_Goal:_
Exactly the lines from the line holding "Generate a web" to the line holding "const signifA = [], signifB", both lines included, are to be echoed; pictures are not.

-*-

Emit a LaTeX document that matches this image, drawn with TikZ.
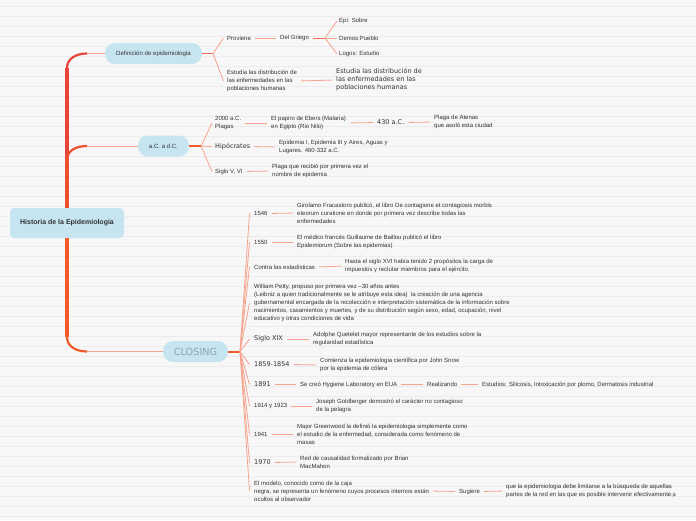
\documentclass[tikz,border=0pt]{standalone}
\usepackage{fontspec}
\setmainfont{Liberation Sans}
\newfontfamily\bigfont{DejaVu Sans}
\usetikzlibrary{positioning}

\definecolor{bgpaper}{HTML}{F7F7F7}
\definecolor{paperline}{HTML}{ECECEC}
\definecolor{topicblue}{HTML}{C6E5F1}
\definecolor{trunkred}{HTML}{E9443A}
\definecolor{trunkmid}{HTML}{EC5232}
\definecolor{trunkorange}{HTML}{F05A28}
\definecolor{stemred}{HTML}{EF6A5A}
\definecolor{twig}{HTML}{F6A48E}
\definecolor{inkgray}{HTML}{333333}
\definecolor{closegray}{HTML}{8FA3AD}

\begin{document}
\begin{tikzpicture}[
  x=1pt, y=-1pt,
  root/.style={rectangle, fill=topicblue, rounded corners=4pt, minimum width=114pt,
               minimum height=30pt, font=\fontsize{7}{8}\selectfont\bfseries, text=inkgray},
  topic/.style={rectangle, fill=topicblue, rounded corners=10pt, minimum height=21pt,
                inner sep=0pt, font=\fontsize{6.1}{7}\selectfont, text=inkgray},
  leaf/.style={anchor=west, inner sep=0pt, align=left, font=\fontsize{6}{8}\selectfont, text=inkgray},
  bigleaf/.style={leaf, font=\bigfont\fontsize{6.5}{8}\selectfont},
  limb/.style={line width=4.5pt},
  curlimb/.style={line width=2.2pt},
  stem/.style={draw=stemred, line width=1pt},
  twigline/.style={draw=twig, line width=0.8pt, shorten <=4pt, shorten >=4pt},
  fanline/.style={draw=twig, line width=0.8pt}
]
\useasboundingbox (0,0) rectangle (696,520);
\fill[bgpaper] (0,0) rectangle (696,520);
\foreach \y in {6.5,16.5,...,516.5}
  \draw[paperline, line width=0.5pt] (0,\y) -- (696,\y);

% central topic and main branches
\node[root] (hist) at (67,223) {Historia de la Epidemiologia};
\node[topic, minimum width=97pt] (defi) at (153.5,53.5) {Definición de epidemiologia};
\node[topic, minimum width=51pt] (acdc) at (163.5,146) {a.C. a d.C.};
\node[topic, minimum width=65pt, font=\bigfont\fontsize{9.7}{10}\selectfont, text=closegray] (closing) at (195.5,351.5) {CLOSING};

\coordinate (defbend) at (67,68);
\coordinate (defknee) at (87,53.5);
\coordinate (acbend) at (67,160);
\coordinate (acknee) at (87,146);
\coordinate (clbend) at (67,337);
\coordinate (clknee) at (87,351.5);

\draw[limb, trunkred] (hist.north) -- (defbend);
\draw[curlimb, trunkred] (defbend) .. controls +(0,-10) and +(-10,0) .. (defknee);
\draw[fanline] (defknee) -- (defi.west);
\draw[limb, trunkmid] (hist.north) -- (acbend);
\draw[curlimb, trunkmid] (acbend) .. controls +(0,-10) and +(-10,0) .. (acknee);
\draw[fanline] (acknee) -- (acdc.west);
\draw[limb, trunkorange] (hist.south) -- (clbend);
\draw[curlimb, trunkorange] (clbend) .. controls +(0,10) and +(-10,0) .. (clknee);
\draw[fanline] (clknee) -- (closing.west);

% definicion
\coordinate (defjoin) at (213,53.5);
\node[leaf] (proviene) at (227,38) {Proviene};
\node[leaf] (griego) at (280,38) {Del Griego};
\coordinate (grjoin) at (325,38);
\node[leaf] (epi) at (339,21) {Epi: Sobre};
\node[leaf] (demos) at (339,38) {Demos:Pueblo};
\node[leaf] (logos) at (339,54) {Logos: Estudio};
\node[leaf] (estudia) at (227,81) {Estudia las distribución de\\las enfermedades en las\\poblaciones humanas};
\node[bigleaf] (estudiabig) at (336,80) {Estudia las distribución de\\las enfermedades en las\\poblaciones humanas};

\draw[stem] (defi.east) -- (defjoin);
\draw[fanline] (defjoin) -- ([xshift=-3.5pt]proviene.west);
\draw[fanline] (defjoin) -- ([xshift=-3.5pt]estudia.west);
\draw[twigline] (proviene.east) -- (griego.west);
\draw[stem, shorten <=4pt] (griego.east) -- (grjoin);
\draw[fanline] (grjoin) -- ([xshift=-2pt]epi.west);
\draw[fanline] (grjoin) -- ([xshift=-2pt]demos.west);
\draw[fanline] (grjoin) -- ([xshift=-2pt]logos.west);
\draw[twigline] (estudia.east) -- (estudiabig.west);

% a.C. a d.C.
\coordinate (acjoin) at (201,146);
\node[leaf] (plagas) at (215,123) {2000 a.C.\\Plagas};
\node[leaf] (papiro) at (271,123) {El papiro de Ebers (Malaria)\\en Egipto (Rio Nilo)};
\node[bigleaf] (anio430) at (377,122.5) {430 a.C.};
\node[leaf] (atenas) at (434,122) {Plaga de Atenas\\que asoló esta ciudad};
\node[bigleaf] (hipo) at (215,146.5) {Hipócrates};
\node[leaf] (epidemias) at (279,147) {Epidemia I, Epidemia III y Aires, Aguas y\\Lugares. 460-332 a.C.};
\node[leaf] (siglovi) at (215,171.5) {Siglo V, VI};
\node[leaf] (nombre) at (272,171) {Plaga que recibió por primera vez el\\nombre de epidemia};

\draw[stem, draw=trunkorange, line width=1.2pt] (acdc.east) -- (acjoin);
\draw[fanline] (acjoin) -- ([xshift=-3pt]plagas.west);
\draw[fanline] (acjoin) -- ([xshift=-3pt]hipo.west);
\draw[fanline] (acjoin) -- ([xshift=-3pt]siglovi.west);
\draw[twigline] (plagas.east) -- (papiro.west);
\draw[twigline] (papiro.east) -- (anio430.west);
\draw[twigline] (anio430.east) -- (atenas.west);
\draw[twigline] (hipo.east) -- (epidemias.west);
\draw[twigline] (siglovi.east) -- (nombre.west);

% closing
\coordinate (cljoin) at (240,351.5);
\node[leaf] (y1546) at (254,213.5) {1546};
\node[leaf] (fracastoro) at (297,213) {Girolamo Fracastoro publicó, el libro De contagione et contagiosis morbis\\eteorum curatione en donde por primera vez describe todas las\\enfermedades};
\node[leaf] (y1550) at (254,242) {1550};
\node[leaf] (baillou) at (297,242) {El médico francés Guillaume de Baillou publicó el libro\\Epidemiorum (Sobre las epidemias)};
\node[leaf] (contra) at (254,267) {Contra las estadísticas};
\node[leaf] (propositos) at (345,266) {Hasta el siglo XVI había tenido 2 propósitos la carga de\\impuestos y reclutar miembros para el ejército.};
\node[leaf] (petty) at (254,303) {William Petty, propuso por primera vez –30 años antes\\(Leibniz a quien tradicionalmente se le atribuye esta idea)\ \ la creación de una agencia\\gubernamental encargada de la recolección e interpretación sistemática de la información sobre\\nacimientos, casamientos y muertes, y de su distribución según sexo, edad, ocupación, nivel\\educativo y otras condiciones de vida};
\node[bigleaf] (sxix) at (254,339) {Siglo XIX};
\node[leaf] (quetelet) at (313,339) {Adolphe Quetelet mayor representante de los estudios sobre la\\regularidad estadística};
\node[bigleaf] (snowyears) at (254,364.5) {1859-1854};
\node[leaf] (snow) at (320,365) {Comienza la epidemiologia científica por John Snow\\por la epidemia de cólera};
\node[bigleaf] (y1891) at (254,384.5) {1891};
\node[leaf] (hygiene) at (300,384.5) {Se creó Hygiene Laboratory en EUA};
\node[leaf] (realizando) at (427,384.5) {Realizando};
\node[leaf] (estudios) at (482,384.5) {Estudios: Silicosis, Intoxicación por plomo, Dermatosis industrial};
\node[leaf] (y1914) at (254,406) {1914 y 1923};
\node[leaf] (goldberger) at (316,406) {Joseph Goldberger demostró el carácter no contagioso\\de la pelagra};
\node[leaf] (y1941) at (254,434) {1941};
\node[leaf] (greenwood) at (297,434) {Major Greenwood la definió la epidemiologia simplemente como\\el estudio de la enfermedad, considerada como fenómeno de\\masas};
\node[bigleaf] (y1970) at (254,462.5) {1970};
\node[leaf] (macmahon) at (300,462) {Red de causalidad formalizado por Brian\\MacMahon};
\node[leaf] (modelo) at (254,491) {El modelo, conocido como de la caja\\negra, se representa un fenómeno cuyos procesos internos están\\ocultos al observador};
\node[leaf] (sugiere) at (459,491.5) {Sugiere};
\node[leaf] (limitarse) at (506,491) {que la epidemiologia debe limitarse a la búsqueda de aquellas\\partes de la red en las que es posible intervenir efectivamente,s};

\draw[stem, draw=trunkorange, line width=2pt] (closing.east) -- (cljoin);
\foreach \kid in {y1546,y1550,contra,petty,sxix,snowyears,y1891,y1914,y1941,y1970,modelo}
  \draw[fanline] (cljoin) -- ([xshift=-4.5pt]\kid.west);
\draw[twigline] (y1546.east) -- (fracastoro.west);
\draw[twigline] (y1550.east) -- (baillou.west);
\draw[twigline] (contra.east) -- (propositos.west);
\draw[twigline] (sxix.east) -- (quetelet.west);
\draw[twigline] (snowyears.east) -- (snow.west);
\draw[twigline] (y1891.east) -- (hygiene.west);
\draw[twigline] (hygiene.east) -- (realizando.west);
\draw[twigline] (realizando.east) -- (estudios.west);
\draw[twigline] (y1914.east) -- (goldberger.west);
\draw[twigline] (y1941.east) -- (greenwood.west);
\draw[twigline] (y1970.east) -- (macmahon.west);
\draw[twigline] (modelo.east) -- (sugiere.west);
\draw[twigline] (sugiere.east) -- (limitarse.west);
\end{tikzpicture}
\end{document}
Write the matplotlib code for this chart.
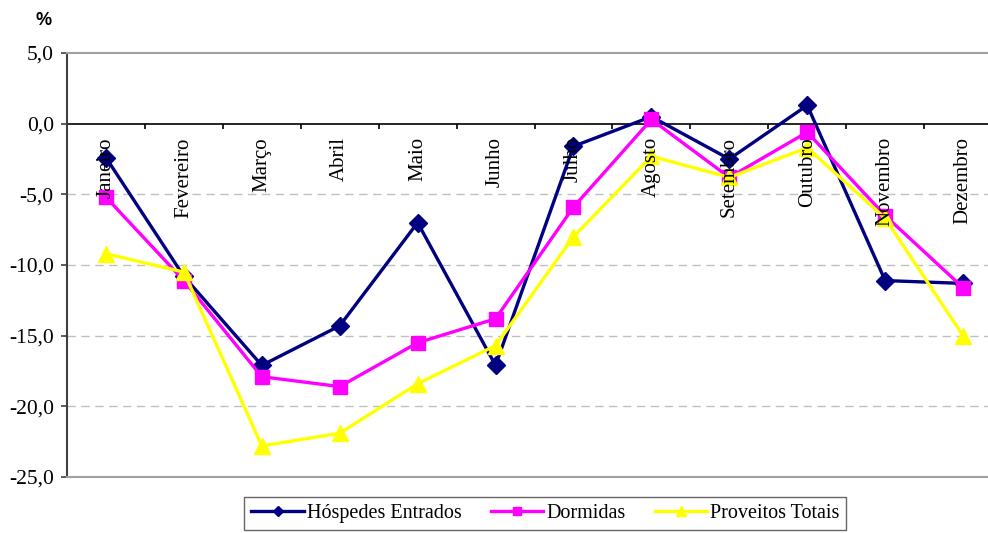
import matplotlib
matplotlib.use('Agg')
import matplotlib.pyplot as plt
import numpy as np

meses = ['Janeiro', 'Fevereiro', 'Março', 'Abril', 'Maio', 'Junho',
         'Julho', 'Agosto', 'Setembro', 'Outubro', 'Novembro', 'Dezembro']
hospedes = [-2.4, -10.8, -17.1, -14.3, -7.0, -17.1, -1.6, 0.5, -2.5, 1.3, -11.1, -11.3]
dormidas = [-5.2, -11.1, -17.9, -18.6, -15.5, -13.8, -5.9, 0.3, -3.8, -0.6, -6.5, -11.6]
proveitos = [-9.2, -10.5, -22.8, -21.9, -18.4, -15.7, -8.0, -2.3, -3.8, -1.7, -6.7, -15.0]
yticks = [5, 0, -5, -10, -15, -20, -25]

serif = 'Liberation Serif'

fig = plt.figure(figsize=(9.88, 5.33), dpi=100)
ax = fig.add_axes([0.0678, 0.105, 0.9464, 0.7955])

x = np.arange(1, 13)
ax.plot(x, hospedes, color='#000080', lw=2.4, marker='D', ms=9, label='Hóspedes Entrados', zorder=3)
ax.plot(x, dormidas, color='#FF00FF', lw=2.4, marker='s', ms=10, label='Dormidas', zorder=4)
ax.plot(x, proveitos, color='#FFFF00', lw=2.4, marker='^', ms=11, label='Proveitos Totais', zorder=5)

ax.set_xlim(0.5, 12.5)
ax.set_ylim(-25, 5)
ax.set_yticks(yticks)
ax.set_yticklabels([('%.1f' % v).replace('.', ',') for v in yticks], fontfamily=serif, fontsize=15.5)
ax.set_xticks([])
for v in yticks[2:-1]:
    ax.axhline(v, color='#c0c0c0', lw=1, ls=(0, (6, 4)), zorder=1)
ax.axhline(0, color='black', lw=1.2, zorder=2)
ax.vlines(np.arange(1.5, 12.5, 1), 0, -0.35, color='black', lw=1.2, zorder=2)

ax.spines['right'].set_visible(False)
ax.spines['top'].set_color('#a0a0a0')
ax.spines['bottom'].set_color('#a0a0a0')
ax.spines['top'].set_linewidth(1.5)
ax.spines['bottom'].set_linewidth(1.5)
ax.spines['left'].set_color('#404040')
ax.spines['left'].set_linewidth(1.5)
ax.tick_params(axis='y', length=4.5, width=1.2, color='#404040', pad=5)

for xi, m in zip(x, meses):
    ax.text(xi, -0.95, m, rotation=90, ha='center', va='top', fontfamily=serif, fontsize=15, zorder=6)

fig.text(0.044, 0.962, '%', fontfamily='Liberation Sans', fontweight='bold', fontsize=13, ha='center', va='center')

leg = fig.legend(loc='lower center', bbox_to_anchor=(0.552, 0.006), borderaxespad=0, ncol=3, frameon=True,
                 fancybox=False, prop={'family': serif, 'size': 14.5}, handlelength=2.6, handletextpad=0.15,
                 columnspacing=1.45, borderpad=0.35, markerscale=0.6)
leg.get_frame().set_edgecolor('#404040')
leg.get_frame().set_linewidth(1)

fig.savefig('out.png', dpi=100)
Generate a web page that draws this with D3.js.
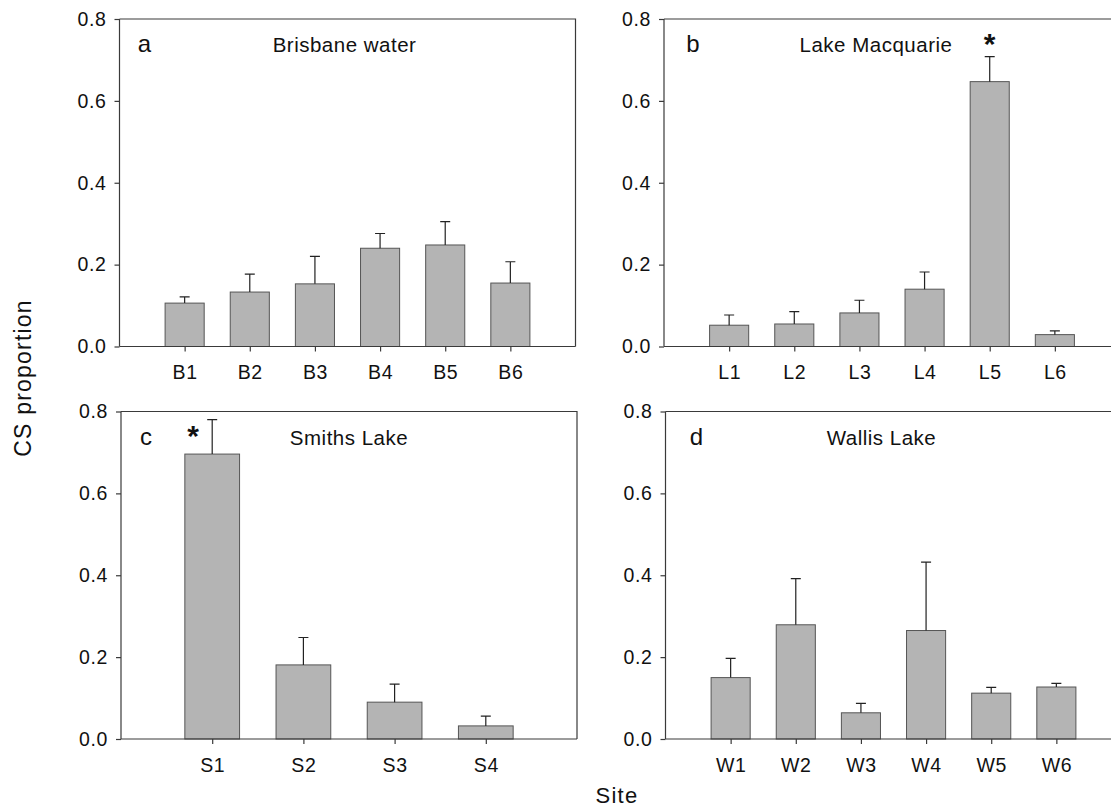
<!DOCTYPE html>
<html><head><meta charset="utf-8">
<script src="https://cdn.jsdelivr.net/npm/d3@7"></script>
<style>body{margin:0;background:#fff}svg{display:block}text{font-family:"Liberation Sans",Arial,sans-serif;fill:#111}</style>
</head><body>
<script>
// ---- data ----
const panelLetters = ["a","b","c","d"];
const panelTitles = ["Brisbane water","Lake Macquarie","Smiths Lake","Wallis Lake"];
const sitesA = ["B1","B2","B3","B4","B5","B6"];
const meanA  = [0.106,0.133,0.153,0.240,0.248,0.155];
const seA    = [0.015,0.044,0.067,0.036,0.057,0.052];
const sitesB = ["L1","L2","L3","L4","L5","L6"];
const meanB  = [0.052,0.055,0.082,0.140,0.647,0.029];
const seB    = [0.025,0.030,0.031,0.042,0.061,0.009];
const sitesC = ["S1","S2","S3","S4"];
const meanC  = [0.696,0.181,0.090,0.032];
const seC    = [0.084,0.067,0.044,0.024];
const sitesD = ["W1","W2","W3","W4","W5","W6"];
const meanD  = [0.150,0.279,0.064,0.265,0.112,0.127];
const seD    = [0.047,0.113,0.023,0.167,0.014,0.009];
const yTicks = [0,0.2,0.4,0.6,0.8];
const signifA = [], signifB = ["L5"], signifC = ["S1"], signifD = [];

// ---- layout ----
const W = 1111, H = 809;
const svg = d3.select("body").append("svg").attr("width",W).attr("height",H);
const pw = 456, ph = 327.5;
const layout = [
  {x:119.5, y:19,    letterDx:25, titleDx:225, starDx:0,   starY:42},
  {x:664,   y:19,    letterDx:29, titleDx:212, starDx:0,   starY:42},
  {x:121,   y:411.5, letterDx:25, titleDx:228, starDx:-19, starY:434},
  {x:665.5, y:411.5, letterDx:31, titleDx:216, starDx:0,   starY:0}
];
const sets = [
  {sites:sitesA, mean:meanA, se:seA, sig:signifA},
  {sites:sitesB, mean:meanB, se:seB, sig:signifB},
  {sites:sitesC, mean:meanC, se:seC, sig:signifC},
  {sites:sitesD, mean:meanD, se:seD, sig:signifD}
];
const axisCol = "#3a3a3a";

sets.forEach((s,i)=>{
  const L = layout[i];
  const g = svg.append("g").attr("transform",`translate(${L.x},${L.y})`);
  const x = d3.scalePoint().domain(s.sites).range([0,pw]).padding(1);
  const step = x.step();
  const y = d3.scaleLinear().domain([0,0.8]).range([ph,0]);
  const bw = step*0.6;
  const data = s.sites.map((k,j)=>({k, m:s.mean[j], e:s.se[j]}));

  // frame top/right
  g.append("path").attr("d",`M0,0H${pw}V${ph}`).attr("fill","none").attr("stroke",axisCol).attr("stroke-width",1.2);

  // bars
  g.selectAll("rect.bar").data(data).join("rect")
    .attr("x",d=>x(d.k)-bw/2).attr("width",bw)
    .attr("y",d=>y(d.m)).attr("height",d=>ph-y(d.m))
    .attr("fill","#b4b4b4").attr("stroke","#555").attr("stroke-width",1);
  // error bars
  g.selectAll("path.err").data(data).join("path")
    .attr("d",d=>`M${x(d.k)},${y(d.m)}V${y(d.m+d.e)}M${x(d.k)-5},${y(d.m+d.e)}H${x(d.k)+5}`)
    .attr("stroke","#222").attr("stroke-width",1.2).attr("fill","none");

  // axes
  const ya = g.append("g").call(d3.axisLeft(y).tickValues(yTicks).tickFormat(d3.format(".1f")).tickSize(5).tickPadding(8));
  const xa = g.append("g").attr("transform",`translate(0,${ph})`).call(d3.axisBottom(x).tickSize(5).tickPadding(14));
  [ya,xa].forEach(a=>{
    a.select(".domain").attr("stroke",axisCol).attr("stroke-width",1.2);
    a.selectAll(".tick line").attr("stroke",axisCol).attr("stroke-width",1.2);
    a.selectAll(".tick text").attr("font-size",19.5).attr("letter-spacing",0.6).attr("fill","#111")
     .style("font-family",'"Liberation Sans",Arial,sans-serif');
  });
  ya.select(".domain").attr("d",`M0,0V${ph}`);
  xa.select(".domain").attr("d",`M0,0H${pw}`);

  // letter & title
  g.append("text").attr("x",L.letterDx).attr("y",33).attr("text-anchor","middle")
    .attr("font-size",24).text(panelLetters[i]);
  g.append("text").attr("x",L.titleDx).attr("y",33).attr("text-anchor","middle")
    .attr("font-size",20.5).attr("letter-spacing",0.5).text(panelTitles[i]);

  // significance stars
  g.selectAll("text.star").data(data.filter(d=>s.sig.includes(d.k))).join("text")
    .attr("x",d=>x(d.k)+L.starDx).attr("y",L.starY-L.y+12).attr("text-anchor","middle")
    .attr("font-size",30).attr("font-weight","bold").text("*");
});

// axis titles
svg.append("text").attr("transform","translate(31,378) rotate(-90)").attr("text-anchor","middle")
  .attr("font-size",23).attr("letter-spacing",1.2).text("CS proportion");
svg.append("text").attr("x",617).attr("y",803).attr("text-anchor","middle")
  .attr("font-size",22).attr("letter-spacing",1.3).text("Site");
</script>
</body></html>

-*-

_Reply to the task:_
Generate a web page that draws this with D3.js.
<!DOCTYPE html>
<html><head><meta charset="utf-8">
<script src="https://cdn.jsdelivr.net/npm/d3@7"></script>
<style>body{margin:0;background:#fff}svg{display:block}text{font-family:"Liberation Sans",Arial,sans-serif;fill:#111}</style>
</head><body>
<script>
// ---- data ----
const panelLetters = ["a","b","c","d"];
const panelTitles = ["Brisbane water","Lake Macquarie","Smiths Lake","Wallis Lake"];
const sitesA = ["B1","B2","B3","B4","B5","B6"];
const meanA  = [0.106,0.133,0.153,0.240,0.248,0.155];
const seA    = [0.015,0.044,0.067,0.036,0.057,0.052];
const sitesB = ["L1","L2","L3","L4","L5","L6"];
const meanB  = [0.052,0.055,0.082,0.140,0.647,0.029];
const seB    = [0.025,0.030,0.031,0.042,0.061,0.009];
const sitesC = ["S1","S2","S3","S4"];
const meanC  = [0.696,0.181,0.090,0.032];
const seC    = [0.084,0.067,0.044,0.024];
const sitesD = ["W1","W2","W3","W4","W5","W6"];
const meanD  = [0.150,0.279,0.064,0.265,0.112,0.127];
const seD    = [0.047,0.113,0.023,0.167,0.014,0.009];
const yTicks = [0,0.2,0.4,0.6,0.8];
const signifA = [], signifB = ["L5"], signifC = ["S1"], signifD = [];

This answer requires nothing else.